Bab terakhir “Projek Berimpak Tinggi: Pemangkin Pelaksanaan Sekolah Bestari”. Mmm… bestari lagi. Bagian awal ini mengupas definisi “bestari’ secara lebih lengkap, dengan rujukan konteks Malaysia. Sisanya adalah paparan pelaksanaan beberapa proyek ICT untuk pendidikan, sekali lagi: di Malaysia; yaitu Penggunaan TV Astro, SMS Sekolah Pressto, SchoolNet, Street Smart, MyGFL, dan Oracle.com. Sayang sekali, tidak dijelaskan contoh-contoh kegiatan pembelajaran yang dilakukan dengan proyek-proyek tersebut.

Ada beberapa kesan yang saya tangkap dari buku ini. Pertama, buku ini adalah kumpulan makalah penulisnya dari beberapa presentasinya. Karena itu, banyak sekali informasi yang diulang, terutama di bagian awal setiap bab. Kedua, sebagai buku baru, buku ini sudah “basi” sebelum sempat dicicipi. Bagaimana tidak? Konsep ICT dibatasi sebagai penggunaan komputer, materi di CD-ROM, dan informasi di internet. Intinya, teknologi informasi yang dibahas pada buku ini adalah teknologi masa lalu, jaman behavioristik, atau mungkin sampai jaman ketika communicative teaching and learning masih diagungkan. Buku ini akan lebih sempurna jika memuat juga penggunaan teknologi animasi, NLP, CMC serta teknologi Web 2.0 yang memungkinkan siswa belajar bukan hanya dari gurunya, tetapi juga saling memberi pengetahuan dengan kawan sejawat. Dengan demikian, konsep belajar (socio) constructivism dapat berjalan.

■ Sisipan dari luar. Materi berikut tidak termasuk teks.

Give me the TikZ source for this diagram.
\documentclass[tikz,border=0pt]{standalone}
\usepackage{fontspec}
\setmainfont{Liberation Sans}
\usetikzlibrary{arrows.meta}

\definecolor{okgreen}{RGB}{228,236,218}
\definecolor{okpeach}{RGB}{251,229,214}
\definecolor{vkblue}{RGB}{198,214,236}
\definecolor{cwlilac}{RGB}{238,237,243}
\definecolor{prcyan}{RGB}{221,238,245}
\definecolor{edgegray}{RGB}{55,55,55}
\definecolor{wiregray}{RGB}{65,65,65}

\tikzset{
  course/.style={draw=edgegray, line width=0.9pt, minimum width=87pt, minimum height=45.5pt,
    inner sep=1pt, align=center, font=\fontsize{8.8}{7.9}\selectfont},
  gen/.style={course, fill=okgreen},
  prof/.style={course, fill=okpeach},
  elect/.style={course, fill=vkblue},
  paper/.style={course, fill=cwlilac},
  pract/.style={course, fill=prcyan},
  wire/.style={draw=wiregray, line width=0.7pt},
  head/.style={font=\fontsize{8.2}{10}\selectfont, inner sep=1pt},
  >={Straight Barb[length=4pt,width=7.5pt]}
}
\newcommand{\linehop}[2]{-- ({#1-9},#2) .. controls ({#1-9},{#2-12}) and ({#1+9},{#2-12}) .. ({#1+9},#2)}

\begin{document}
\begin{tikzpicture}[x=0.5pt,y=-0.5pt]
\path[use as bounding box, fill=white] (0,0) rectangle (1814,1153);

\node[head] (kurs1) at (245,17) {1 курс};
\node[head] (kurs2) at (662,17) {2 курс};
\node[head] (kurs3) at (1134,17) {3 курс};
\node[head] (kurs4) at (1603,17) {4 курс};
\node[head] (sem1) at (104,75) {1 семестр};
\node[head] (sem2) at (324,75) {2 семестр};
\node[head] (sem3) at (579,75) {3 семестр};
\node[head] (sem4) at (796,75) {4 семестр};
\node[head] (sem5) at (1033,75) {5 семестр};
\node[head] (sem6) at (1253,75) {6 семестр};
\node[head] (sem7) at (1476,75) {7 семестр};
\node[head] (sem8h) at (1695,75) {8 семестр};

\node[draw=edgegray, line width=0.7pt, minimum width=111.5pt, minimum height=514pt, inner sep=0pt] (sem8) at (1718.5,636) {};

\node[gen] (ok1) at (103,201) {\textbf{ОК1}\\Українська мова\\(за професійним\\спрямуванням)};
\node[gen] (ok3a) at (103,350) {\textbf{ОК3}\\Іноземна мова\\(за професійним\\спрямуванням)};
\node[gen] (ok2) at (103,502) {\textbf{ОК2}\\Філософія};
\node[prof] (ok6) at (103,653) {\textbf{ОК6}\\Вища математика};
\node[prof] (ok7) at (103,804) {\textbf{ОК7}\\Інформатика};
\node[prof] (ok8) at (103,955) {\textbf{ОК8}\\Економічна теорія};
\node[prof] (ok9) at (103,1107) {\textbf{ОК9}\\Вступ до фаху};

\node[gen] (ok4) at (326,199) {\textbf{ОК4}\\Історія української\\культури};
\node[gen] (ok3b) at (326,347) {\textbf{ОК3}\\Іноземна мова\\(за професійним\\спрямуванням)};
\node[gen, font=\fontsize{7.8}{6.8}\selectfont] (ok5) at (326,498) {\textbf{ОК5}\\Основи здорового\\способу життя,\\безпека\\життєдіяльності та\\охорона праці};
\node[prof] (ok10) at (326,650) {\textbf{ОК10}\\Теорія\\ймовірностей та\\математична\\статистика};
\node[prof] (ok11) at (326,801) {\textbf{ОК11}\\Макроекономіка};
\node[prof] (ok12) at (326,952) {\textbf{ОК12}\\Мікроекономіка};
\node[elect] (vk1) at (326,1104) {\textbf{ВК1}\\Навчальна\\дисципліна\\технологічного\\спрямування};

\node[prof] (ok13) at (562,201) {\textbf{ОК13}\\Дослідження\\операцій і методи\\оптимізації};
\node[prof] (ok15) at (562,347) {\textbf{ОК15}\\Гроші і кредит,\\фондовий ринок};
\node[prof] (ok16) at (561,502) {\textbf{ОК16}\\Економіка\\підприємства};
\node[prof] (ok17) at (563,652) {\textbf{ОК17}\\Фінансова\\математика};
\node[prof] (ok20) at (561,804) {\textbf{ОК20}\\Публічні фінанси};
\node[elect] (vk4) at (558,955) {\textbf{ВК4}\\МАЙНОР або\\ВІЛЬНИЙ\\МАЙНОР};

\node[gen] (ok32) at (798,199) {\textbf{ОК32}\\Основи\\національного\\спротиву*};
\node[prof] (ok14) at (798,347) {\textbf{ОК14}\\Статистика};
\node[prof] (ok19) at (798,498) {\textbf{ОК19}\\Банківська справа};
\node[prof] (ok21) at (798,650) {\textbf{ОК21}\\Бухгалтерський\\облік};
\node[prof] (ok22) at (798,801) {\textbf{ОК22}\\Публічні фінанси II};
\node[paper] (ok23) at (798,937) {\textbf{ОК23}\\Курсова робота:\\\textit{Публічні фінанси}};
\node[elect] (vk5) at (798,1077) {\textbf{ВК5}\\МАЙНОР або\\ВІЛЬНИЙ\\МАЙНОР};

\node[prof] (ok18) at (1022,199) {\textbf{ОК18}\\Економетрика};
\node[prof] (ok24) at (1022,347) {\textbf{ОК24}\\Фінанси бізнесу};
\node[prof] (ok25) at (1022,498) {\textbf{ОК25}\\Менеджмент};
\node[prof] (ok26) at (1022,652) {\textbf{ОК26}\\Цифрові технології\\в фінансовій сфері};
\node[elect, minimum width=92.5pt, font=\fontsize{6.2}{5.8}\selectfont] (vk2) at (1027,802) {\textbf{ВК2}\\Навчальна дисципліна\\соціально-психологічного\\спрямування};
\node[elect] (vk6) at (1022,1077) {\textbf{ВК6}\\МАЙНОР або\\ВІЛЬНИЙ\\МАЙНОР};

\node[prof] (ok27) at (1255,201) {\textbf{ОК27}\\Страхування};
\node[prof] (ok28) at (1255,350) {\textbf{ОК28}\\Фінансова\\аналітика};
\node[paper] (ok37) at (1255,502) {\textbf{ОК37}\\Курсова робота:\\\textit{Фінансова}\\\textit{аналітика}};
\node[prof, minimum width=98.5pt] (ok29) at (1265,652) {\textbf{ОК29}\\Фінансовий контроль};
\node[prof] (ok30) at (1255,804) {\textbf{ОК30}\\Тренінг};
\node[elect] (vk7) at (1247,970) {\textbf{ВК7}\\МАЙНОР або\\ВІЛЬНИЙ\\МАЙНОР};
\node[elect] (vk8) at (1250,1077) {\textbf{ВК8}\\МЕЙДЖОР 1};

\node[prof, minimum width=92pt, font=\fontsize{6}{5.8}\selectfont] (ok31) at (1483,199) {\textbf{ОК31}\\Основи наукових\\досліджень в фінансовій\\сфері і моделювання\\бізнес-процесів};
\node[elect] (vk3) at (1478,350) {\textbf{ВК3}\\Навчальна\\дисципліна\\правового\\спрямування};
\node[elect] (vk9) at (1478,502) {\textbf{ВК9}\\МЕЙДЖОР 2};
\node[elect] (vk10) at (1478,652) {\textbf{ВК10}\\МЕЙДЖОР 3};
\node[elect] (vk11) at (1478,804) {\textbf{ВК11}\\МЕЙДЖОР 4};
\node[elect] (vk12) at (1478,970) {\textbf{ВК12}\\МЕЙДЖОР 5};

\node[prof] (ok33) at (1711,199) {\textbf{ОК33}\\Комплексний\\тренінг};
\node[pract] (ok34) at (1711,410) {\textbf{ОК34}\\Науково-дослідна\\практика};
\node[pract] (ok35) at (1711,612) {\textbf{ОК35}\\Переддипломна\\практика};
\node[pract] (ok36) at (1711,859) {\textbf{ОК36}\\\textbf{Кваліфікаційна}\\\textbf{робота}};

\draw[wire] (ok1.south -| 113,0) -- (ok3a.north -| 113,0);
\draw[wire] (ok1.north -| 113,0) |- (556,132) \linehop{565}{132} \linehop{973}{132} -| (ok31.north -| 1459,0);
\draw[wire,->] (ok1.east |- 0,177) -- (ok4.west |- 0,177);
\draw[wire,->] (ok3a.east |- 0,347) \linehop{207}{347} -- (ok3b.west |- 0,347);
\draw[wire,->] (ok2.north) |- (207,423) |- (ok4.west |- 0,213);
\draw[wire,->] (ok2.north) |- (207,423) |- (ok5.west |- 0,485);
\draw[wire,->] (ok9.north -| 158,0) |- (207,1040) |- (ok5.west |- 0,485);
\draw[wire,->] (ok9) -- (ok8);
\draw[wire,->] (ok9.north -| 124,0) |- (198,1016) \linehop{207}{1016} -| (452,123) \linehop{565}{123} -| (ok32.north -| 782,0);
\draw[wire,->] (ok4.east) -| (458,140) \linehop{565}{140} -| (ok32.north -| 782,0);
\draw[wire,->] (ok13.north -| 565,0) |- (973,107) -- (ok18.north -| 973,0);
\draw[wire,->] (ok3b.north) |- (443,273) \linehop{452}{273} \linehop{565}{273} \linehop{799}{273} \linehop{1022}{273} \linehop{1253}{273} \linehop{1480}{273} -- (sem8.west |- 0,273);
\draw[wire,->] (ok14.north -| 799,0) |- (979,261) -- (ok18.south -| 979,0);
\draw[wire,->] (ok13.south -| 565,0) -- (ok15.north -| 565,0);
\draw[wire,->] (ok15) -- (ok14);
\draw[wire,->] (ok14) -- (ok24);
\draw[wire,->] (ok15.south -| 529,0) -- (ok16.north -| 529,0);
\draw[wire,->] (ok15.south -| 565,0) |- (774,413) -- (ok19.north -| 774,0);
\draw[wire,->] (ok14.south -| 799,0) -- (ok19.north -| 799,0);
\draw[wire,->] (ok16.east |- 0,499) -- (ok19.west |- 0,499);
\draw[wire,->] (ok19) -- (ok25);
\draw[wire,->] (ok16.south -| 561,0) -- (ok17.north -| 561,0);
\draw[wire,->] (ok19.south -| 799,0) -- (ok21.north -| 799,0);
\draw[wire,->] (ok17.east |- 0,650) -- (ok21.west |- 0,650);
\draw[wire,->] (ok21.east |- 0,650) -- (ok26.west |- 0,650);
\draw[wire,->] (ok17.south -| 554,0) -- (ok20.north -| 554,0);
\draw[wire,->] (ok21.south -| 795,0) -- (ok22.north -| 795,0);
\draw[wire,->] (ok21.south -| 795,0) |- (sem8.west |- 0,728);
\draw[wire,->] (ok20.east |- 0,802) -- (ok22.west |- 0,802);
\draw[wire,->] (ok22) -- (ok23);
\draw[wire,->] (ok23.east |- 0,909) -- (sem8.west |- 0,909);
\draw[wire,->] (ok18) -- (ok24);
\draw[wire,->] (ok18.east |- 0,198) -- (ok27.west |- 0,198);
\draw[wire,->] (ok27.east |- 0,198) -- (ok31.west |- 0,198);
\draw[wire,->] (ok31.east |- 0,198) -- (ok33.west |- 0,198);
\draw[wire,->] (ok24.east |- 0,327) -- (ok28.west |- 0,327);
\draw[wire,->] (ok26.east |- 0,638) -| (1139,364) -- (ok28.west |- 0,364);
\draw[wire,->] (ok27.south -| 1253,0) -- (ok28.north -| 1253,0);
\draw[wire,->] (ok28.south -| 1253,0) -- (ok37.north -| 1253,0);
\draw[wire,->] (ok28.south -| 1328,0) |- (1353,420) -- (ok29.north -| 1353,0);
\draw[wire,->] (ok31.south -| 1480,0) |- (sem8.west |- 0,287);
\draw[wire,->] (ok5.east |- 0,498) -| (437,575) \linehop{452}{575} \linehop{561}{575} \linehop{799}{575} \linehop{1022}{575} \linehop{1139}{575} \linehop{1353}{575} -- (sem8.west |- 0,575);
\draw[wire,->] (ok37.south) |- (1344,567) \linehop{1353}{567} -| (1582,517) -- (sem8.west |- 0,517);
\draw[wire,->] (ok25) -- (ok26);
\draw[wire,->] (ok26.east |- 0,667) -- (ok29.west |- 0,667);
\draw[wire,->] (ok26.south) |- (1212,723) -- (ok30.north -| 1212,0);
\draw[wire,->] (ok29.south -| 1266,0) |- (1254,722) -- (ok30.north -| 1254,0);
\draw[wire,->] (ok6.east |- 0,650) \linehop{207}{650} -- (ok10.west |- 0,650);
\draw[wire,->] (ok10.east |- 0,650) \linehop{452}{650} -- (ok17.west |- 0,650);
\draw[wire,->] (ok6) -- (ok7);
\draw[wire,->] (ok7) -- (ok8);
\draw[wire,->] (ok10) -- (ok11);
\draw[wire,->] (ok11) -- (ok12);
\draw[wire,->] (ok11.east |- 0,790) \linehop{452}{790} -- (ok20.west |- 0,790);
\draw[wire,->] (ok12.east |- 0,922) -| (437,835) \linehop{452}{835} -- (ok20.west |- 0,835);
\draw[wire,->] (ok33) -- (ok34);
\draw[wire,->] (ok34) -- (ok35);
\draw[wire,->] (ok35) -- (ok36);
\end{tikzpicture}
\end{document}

Hal lain yang perlu diperbaiki adalah beberapa salah ketik. Dugaan saya, penulis menyerahkan naskah dalam bentuk hardcopy, lalu penerbit menscan. Akibatnya, banyak kata “dan” berubah menjadi “clan”, karena scanner membaca “d” menjadi dua huruf “c” dan “l”. Sayang sekali, kesalahan ini luput dari perhatian editor; padahal jari saya kurang untuk menghitung kesalahan ini. Kedua, penggunaan bahasa Inggris-pun luput dari perhatian editor; bahkan untuk sesuatu yang amat mendasar. Misalnya, ketika membahasa peran komputer untuk mengakses dan memproses informasi, ditulis assessing and handling information. Padahal, to assess bermakna menguji, memeriksa; berbeda dengan to access.

Terakhir, buku ini sangat Malaysia-minded. Pertama, buku ini ditulis dalam bahasa Melayu. Kedua, semua konteks yang disajikan adalah pengalaman penulis di Malaysia. Dari biodata yang dimuat di bagian akhir buku ini, diketahui bahwa Isjoni dekan FKIP Universitas Riau; berlatar belakang pendidikan S-1 Sejarah (UNRI-1983), S2 Sosioliogi/Antropologi konsentrasi Antropologi Ekonomi Tradisional (UNPAD 1997), sedang kuliah S-3 di Fakulti Pendidikan, Universitas Kebangsaan Malaysia. Arif Hj. Ismail adalah dosen Isjoni di UKM, bergelar PhD bidang Sumber dan Teknologi Maklumat. Sedangkan Rosnaini Mahmud adalah dosen Universiti Putra Malaysia, bergelar PhD dalam bidang Sumber dan Teknologi Maklumat. Rosnaini tertarik dalam bidang TESL, ESP, dan Metodologi Pengajaran dan Pembelajaran.